● **What is required**: Using the records below, copy exactly the part that opens with the line holding "Give me the Chart.js source for this chart." and closes with the line holding "const yTickValues = [0.4, 0.5, 0.6, 0.7, 0.8, 0.9, 1.0];", minus the pictures.

● **Dataset excerpts**:
☆ ☆ ☆ ☆ ☆ ☆ ☆

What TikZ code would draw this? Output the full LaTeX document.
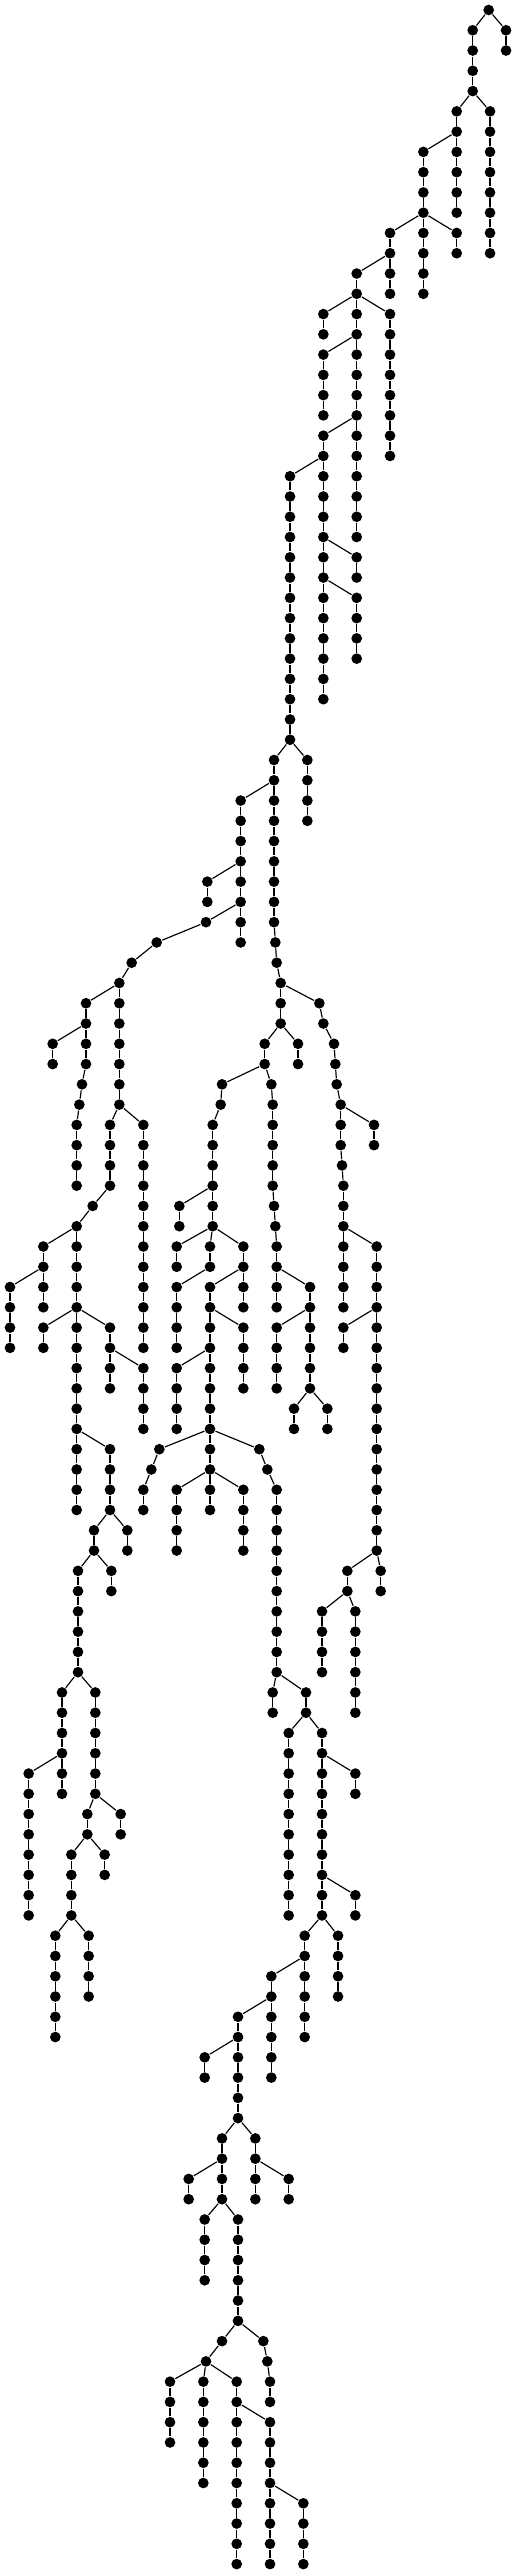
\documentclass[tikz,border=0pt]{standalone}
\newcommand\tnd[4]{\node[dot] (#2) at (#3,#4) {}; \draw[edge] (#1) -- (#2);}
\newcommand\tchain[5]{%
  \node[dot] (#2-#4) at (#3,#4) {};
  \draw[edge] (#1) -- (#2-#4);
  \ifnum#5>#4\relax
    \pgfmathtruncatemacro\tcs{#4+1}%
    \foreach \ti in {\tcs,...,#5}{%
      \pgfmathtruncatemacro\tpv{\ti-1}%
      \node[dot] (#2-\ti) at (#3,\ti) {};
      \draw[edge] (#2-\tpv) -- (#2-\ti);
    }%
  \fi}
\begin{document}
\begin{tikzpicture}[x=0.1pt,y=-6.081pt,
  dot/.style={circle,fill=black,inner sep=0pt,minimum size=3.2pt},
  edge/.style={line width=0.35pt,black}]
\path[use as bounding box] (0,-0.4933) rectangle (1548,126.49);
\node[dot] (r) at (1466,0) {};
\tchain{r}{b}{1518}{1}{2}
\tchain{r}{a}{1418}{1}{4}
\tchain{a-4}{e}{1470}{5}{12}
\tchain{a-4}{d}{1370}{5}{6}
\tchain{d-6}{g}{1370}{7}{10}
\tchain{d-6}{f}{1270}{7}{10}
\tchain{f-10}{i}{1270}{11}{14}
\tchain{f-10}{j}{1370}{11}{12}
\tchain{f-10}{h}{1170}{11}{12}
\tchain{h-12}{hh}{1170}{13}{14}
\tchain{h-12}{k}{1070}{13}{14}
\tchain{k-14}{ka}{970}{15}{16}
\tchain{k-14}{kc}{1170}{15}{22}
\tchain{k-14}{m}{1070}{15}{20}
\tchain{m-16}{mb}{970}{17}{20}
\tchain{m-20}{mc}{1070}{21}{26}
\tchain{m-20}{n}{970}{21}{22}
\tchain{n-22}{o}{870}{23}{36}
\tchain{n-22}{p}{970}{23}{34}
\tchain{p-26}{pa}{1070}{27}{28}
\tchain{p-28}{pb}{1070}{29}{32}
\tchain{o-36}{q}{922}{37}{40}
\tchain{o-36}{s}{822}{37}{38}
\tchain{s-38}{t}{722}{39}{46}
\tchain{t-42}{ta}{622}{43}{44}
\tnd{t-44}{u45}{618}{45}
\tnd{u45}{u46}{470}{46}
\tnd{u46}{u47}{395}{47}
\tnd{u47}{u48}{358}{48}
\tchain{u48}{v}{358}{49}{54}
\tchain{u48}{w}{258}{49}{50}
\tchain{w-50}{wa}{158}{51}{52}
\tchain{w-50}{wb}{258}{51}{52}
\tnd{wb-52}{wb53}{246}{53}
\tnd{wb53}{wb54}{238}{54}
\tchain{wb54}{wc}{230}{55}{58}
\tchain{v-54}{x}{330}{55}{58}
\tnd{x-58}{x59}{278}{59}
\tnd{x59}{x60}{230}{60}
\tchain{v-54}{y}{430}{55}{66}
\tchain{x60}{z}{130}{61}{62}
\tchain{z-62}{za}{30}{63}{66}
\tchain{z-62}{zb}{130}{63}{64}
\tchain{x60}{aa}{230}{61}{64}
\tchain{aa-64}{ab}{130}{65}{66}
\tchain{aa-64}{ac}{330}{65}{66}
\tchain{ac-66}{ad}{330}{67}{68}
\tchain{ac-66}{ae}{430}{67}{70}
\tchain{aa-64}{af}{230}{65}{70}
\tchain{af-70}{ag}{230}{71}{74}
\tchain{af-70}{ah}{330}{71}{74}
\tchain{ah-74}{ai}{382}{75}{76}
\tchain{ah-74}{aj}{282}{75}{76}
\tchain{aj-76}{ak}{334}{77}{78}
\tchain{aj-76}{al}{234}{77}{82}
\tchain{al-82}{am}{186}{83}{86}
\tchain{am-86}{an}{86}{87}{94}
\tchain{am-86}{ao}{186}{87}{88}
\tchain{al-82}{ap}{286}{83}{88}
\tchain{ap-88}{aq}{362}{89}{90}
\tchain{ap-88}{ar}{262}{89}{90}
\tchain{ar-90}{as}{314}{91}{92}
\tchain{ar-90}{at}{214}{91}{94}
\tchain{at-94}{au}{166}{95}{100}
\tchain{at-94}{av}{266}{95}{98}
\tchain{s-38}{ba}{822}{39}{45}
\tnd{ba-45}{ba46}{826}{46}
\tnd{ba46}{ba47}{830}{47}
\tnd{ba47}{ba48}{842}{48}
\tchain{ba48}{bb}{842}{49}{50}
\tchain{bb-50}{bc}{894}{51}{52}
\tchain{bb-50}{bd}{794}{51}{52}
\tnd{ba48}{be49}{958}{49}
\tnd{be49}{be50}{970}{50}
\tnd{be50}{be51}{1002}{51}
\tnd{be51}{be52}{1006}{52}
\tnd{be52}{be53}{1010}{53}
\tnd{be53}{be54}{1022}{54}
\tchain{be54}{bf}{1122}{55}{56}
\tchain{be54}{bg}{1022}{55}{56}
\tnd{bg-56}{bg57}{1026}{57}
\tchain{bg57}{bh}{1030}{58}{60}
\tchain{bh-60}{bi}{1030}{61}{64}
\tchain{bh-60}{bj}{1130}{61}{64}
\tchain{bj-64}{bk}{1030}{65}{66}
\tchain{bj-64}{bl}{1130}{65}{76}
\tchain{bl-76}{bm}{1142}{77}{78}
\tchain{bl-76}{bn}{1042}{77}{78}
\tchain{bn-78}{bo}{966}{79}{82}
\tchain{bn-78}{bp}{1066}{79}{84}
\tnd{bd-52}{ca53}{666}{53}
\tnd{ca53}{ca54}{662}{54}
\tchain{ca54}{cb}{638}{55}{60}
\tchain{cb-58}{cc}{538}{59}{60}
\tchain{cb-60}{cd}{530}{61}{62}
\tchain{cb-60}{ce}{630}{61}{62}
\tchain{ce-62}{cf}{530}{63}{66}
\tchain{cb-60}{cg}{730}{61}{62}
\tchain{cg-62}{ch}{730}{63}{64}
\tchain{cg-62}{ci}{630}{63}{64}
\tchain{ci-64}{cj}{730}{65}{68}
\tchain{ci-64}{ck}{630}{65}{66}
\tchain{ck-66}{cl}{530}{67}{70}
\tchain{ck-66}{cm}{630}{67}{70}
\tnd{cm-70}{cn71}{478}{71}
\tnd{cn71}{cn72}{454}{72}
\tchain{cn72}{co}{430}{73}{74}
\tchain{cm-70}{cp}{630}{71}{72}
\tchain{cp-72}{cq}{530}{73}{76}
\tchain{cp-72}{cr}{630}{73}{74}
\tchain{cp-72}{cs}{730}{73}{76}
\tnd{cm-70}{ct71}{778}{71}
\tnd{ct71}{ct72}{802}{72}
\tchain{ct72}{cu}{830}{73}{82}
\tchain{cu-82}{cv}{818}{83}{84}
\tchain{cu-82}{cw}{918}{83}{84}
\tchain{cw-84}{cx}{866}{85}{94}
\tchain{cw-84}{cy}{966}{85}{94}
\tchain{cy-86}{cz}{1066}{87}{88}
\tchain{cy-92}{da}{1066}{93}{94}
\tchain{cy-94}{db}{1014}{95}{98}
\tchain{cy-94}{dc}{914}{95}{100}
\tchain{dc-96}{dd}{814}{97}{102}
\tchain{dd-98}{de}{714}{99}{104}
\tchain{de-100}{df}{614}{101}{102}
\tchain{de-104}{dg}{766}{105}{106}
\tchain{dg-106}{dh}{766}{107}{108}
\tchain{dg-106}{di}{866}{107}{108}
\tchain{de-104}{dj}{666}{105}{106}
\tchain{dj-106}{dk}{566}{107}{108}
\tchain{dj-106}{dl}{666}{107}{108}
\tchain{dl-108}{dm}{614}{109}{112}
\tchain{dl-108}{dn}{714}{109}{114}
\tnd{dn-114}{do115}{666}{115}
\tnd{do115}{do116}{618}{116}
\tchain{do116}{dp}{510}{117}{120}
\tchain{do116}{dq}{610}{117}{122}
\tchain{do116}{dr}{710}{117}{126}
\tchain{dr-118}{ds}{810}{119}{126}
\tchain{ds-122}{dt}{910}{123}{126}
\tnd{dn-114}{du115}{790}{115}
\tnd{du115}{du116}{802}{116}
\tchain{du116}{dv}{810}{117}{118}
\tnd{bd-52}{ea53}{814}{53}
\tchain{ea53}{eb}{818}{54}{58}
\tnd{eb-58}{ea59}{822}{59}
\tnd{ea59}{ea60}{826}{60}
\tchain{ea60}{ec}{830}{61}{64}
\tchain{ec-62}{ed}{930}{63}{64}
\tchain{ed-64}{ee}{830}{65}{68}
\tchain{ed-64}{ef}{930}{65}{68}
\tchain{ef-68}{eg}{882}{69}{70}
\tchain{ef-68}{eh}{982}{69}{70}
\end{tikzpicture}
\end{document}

☆ ☆ ☆ ☆ ☆ ☆ ☆

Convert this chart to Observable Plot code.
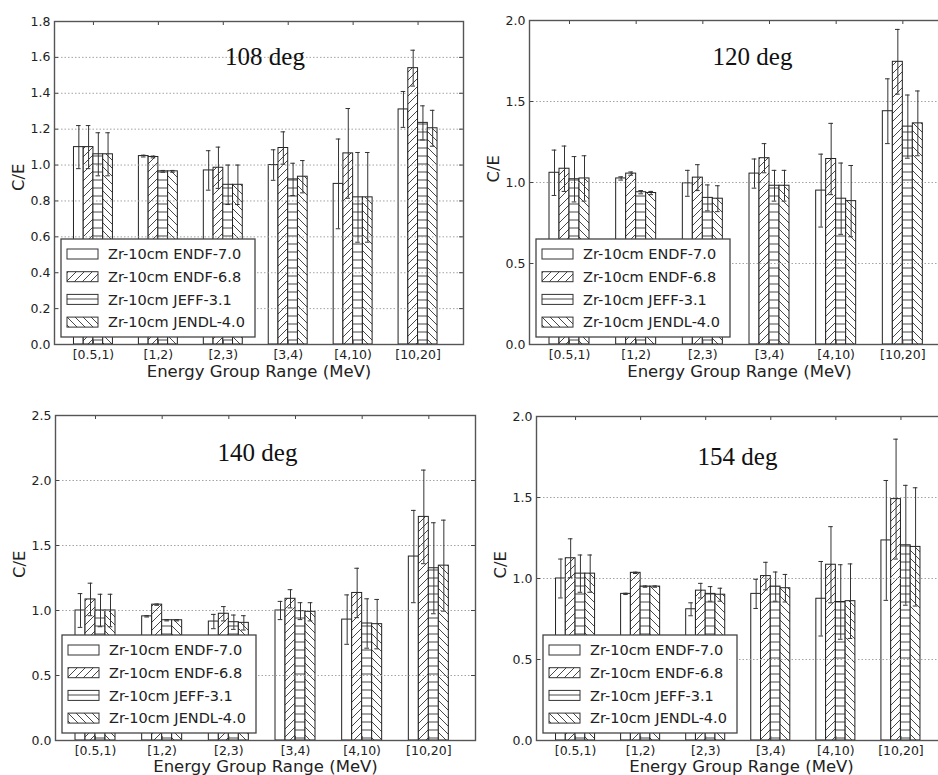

☆ ☆ ☆ ☆ ☆ ☆ ☆

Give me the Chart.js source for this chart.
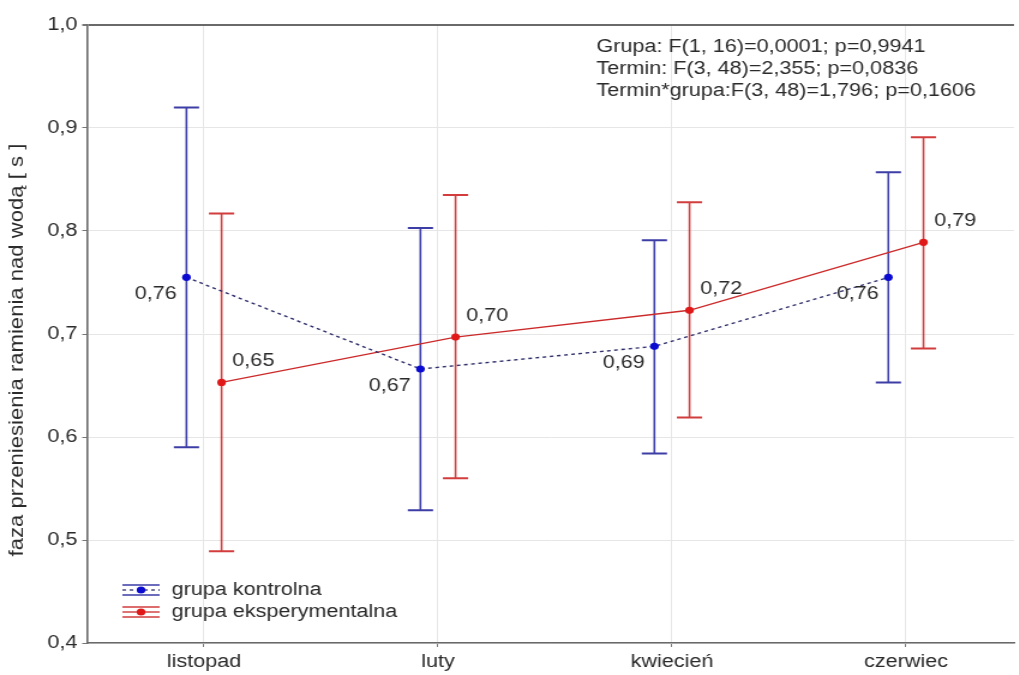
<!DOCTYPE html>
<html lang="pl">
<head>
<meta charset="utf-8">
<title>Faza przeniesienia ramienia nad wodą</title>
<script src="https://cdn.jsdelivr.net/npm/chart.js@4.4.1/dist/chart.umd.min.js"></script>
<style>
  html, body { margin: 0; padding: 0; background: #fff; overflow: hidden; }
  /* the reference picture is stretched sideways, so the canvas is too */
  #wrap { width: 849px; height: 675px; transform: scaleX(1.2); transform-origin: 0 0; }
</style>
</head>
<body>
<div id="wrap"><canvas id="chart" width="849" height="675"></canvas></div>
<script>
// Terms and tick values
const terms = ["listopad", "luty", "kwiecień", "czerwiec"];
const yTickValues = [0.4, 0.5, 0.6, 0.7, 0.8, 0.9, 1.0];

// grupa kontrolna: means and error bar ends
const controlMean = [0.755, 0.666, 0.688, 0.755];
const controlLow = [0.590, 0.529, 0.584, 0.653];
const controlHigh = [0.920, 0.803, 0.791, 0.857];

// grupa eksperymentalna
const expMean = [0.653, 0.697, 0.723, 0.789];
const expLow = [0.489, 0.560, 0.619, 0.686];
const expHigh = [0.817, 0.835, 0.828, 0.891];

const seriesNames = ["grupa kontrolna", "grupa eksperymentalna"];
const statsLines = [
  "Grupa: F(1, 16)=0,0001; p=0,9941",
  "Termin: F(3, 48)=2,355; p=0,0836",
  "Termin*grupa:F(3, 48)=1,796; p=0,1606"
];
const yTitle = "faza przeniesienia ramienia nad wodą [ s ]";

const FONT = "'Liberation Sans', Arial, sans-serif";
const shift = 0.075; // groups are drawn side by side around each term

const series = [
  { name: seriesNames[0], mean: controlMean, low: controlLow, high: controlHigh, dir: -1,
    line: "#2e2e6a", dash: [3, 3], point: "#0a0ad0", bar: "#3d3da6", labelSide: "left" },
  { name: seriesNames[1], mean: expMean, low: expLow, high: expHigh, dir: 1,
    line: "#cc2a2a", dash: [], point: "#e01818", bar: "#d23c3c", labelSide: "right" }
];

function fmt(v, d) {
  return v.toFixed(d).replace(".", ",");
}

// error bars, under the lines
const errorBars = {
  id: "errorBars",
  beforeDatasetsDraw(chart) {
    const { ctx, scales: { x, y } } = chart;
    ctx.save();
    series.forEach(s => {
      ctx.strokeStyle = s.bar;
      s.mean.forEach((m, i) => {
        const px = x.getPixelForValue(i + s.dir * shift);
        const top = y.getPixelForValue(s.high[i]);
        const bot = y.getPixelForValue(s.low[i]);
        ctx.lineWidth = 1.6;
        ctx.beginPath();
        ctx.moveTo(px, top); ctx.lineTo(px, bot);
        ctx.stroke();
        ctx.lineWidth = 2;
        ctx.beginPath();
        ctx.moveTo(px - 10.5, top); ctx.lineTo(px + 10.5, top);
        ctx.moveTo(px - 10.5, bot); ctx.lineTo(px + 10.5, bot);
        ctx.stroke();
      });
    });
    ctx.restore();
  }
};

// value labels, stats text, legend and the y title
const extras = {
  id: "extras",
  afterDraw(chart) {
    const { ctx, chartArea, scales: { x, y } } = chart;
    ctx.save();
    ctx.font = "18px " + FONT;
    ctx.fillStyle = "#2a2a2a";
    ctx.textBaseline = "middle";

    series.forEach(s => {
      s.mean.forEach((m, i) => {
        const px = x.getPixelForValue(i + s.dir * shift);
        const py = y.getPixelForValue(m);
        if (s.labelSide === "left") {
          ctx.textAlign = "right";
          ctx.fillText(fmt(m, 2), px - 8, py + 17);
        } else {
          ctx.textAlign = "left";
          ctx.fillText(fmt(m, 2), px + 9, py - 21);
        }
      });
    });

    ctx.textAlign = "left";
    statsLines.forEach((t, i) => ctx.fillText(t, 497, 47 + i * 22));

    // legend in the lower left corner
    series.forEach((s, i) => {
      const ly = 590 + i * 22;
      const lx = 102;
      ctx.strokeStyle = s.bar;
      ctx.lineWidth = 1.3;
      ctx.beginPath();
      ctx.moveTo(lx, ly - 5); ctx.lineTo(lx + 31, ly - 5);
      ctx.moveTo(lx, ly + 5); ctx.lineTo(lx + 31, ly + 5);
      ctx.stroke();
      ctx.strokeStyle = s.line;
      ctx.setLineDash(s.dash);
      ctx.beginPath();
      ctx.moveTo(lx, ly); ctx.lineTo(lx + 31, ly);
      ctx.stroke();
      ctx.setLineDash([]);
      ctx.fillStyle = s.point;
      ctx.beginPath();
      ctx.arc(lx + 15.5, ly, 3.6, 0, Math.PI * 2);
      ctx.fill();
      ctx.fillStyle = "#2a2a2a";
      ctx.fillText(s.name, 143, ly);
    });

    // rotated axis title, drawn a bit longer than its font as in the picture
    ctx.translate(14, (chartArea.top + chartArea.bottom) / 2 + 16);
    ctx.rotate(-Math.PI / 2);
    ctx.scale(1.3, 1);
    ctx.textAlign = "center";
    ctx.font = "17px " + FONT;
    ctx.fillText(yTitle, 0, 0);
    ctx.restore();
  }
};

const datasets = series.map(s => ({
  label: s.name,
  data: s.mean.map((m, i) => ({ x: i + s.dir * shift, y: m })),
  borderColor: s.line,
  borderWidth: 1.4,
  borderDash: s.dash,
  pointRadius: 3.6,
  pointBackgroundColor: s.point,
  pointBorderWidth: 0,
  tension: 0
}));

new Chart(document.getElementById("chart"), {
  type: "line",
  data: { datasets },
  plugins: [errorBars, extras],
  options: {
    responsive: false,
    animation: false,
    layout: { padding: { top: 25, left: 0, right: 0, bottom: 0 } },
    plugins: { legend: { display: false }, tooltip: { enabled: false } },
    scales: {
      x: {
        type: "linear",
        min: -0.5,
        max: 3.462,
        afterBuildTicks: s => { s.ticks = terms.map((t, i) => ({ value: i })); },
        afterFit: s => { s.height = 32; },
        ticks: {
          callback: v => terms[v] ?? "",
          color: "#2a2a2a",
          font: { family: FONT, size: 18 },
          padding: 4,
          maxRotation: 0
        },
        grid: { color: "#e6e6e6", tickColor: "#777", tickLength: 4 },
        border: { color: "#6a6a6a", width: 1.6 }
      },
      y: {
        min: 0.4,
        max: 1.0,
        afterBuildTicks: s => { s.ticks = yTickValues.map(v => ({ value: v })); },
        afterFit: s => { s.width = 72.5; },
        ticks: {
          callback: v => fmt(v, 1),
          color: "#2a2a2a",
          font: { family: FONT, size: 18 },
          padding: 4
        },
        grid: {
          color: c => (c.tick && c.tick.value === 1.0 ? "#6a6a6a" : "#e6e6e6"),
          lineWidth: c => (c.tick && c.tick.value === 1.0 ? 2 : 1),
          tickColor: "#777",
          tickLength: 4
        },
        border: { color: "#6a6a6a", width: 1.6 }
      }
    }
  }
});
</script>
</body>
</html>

☆ ☆ ☆ ☆ ☆ ☆ ☆

● **Answer**:
Give me the Chart.js source for this chart.
<!DOCTYPE html>
<html lang="pl">
<head>
<meta charset="utf-8">
<title>Faza przeniesienia ramienia nad wodą</title>
<script src="https://cdn.jsdelivr.net/npm/chart.js@4.4.1/dist/chart.umd.min.js"></script>
<style>
  html, body { margin: 0; padding: 0; background: #fff; overflow: hidden; }
  /* the reference picture is stretched sideways, so the canvas is too */
  #wrap { width: 849px; height: 675px; transform: scaleX(1.2); transform-origin: 0 0; }
</style>
</head>
<body>
<div id="wrap"><canvas id="chart" width="849" height="675"></canvas></div>
<script>
// Terms and tick values
const terms = ["listopad", "luty", "kwiecień", "czerwiec"];
const yTickValues = [0.4, 0.5, 0.6, 0.7, 0.8, 0.9, 1.0];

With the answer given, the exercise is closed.